I recalled the poem several years later as I was trying to find an analogy for humans' imperfect understanding of God. I didn't remember all the details, just the bare facts that there were six blind men trying to describe an elephant when they had each only experienced one part of the animal. Though their mental images of the elephant were completely contradictory, each was partly right.

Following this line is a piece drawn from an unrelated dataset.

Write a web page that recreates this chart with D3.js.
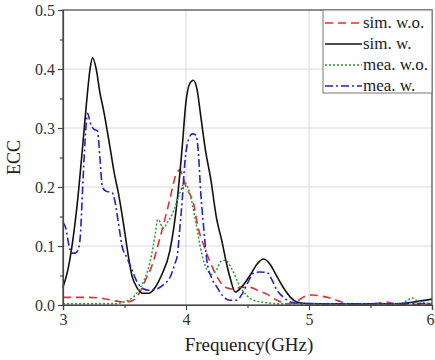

At some point I realized that the poem could probably be found on the Internet, so I ran a Google search and found the link that you see above. Imagine my surprise when I learned that the analogy I had made from this old poem was the author's original point!

So oft in theologic wars,
The disputants, I ween,
Rail on in utter ignorance
Of what each other mean,
And prate about an Elephant
Not one of them has seen!


The poem has taken on even more importance in the three years I've been married. My wife's theology is far more conservative than mine; sometimes we're so far apart, it seems like we belong to different religions. Yet if we talk about it calmly, we are usually able to reach a point of agreement. Many times our differences are more a matter of terminology than of actual disagreement. The hard part, sometimes, is getting past the surface differences to see how our viewpoints really do complement each other.

1 Comments:

At 7/22/2005 6:41 PM, Anonymous Glen Armbruster said...

Bruce,
It often amazes me that quiet conversations with someone who is on the far end of the continuum from me will actually alter the way both of us think about an issue. I have always liked the poem you quote, too. The only trouble with the poem is that I tend to identify with the omnipotent narrator, when I am really just one of the blind men.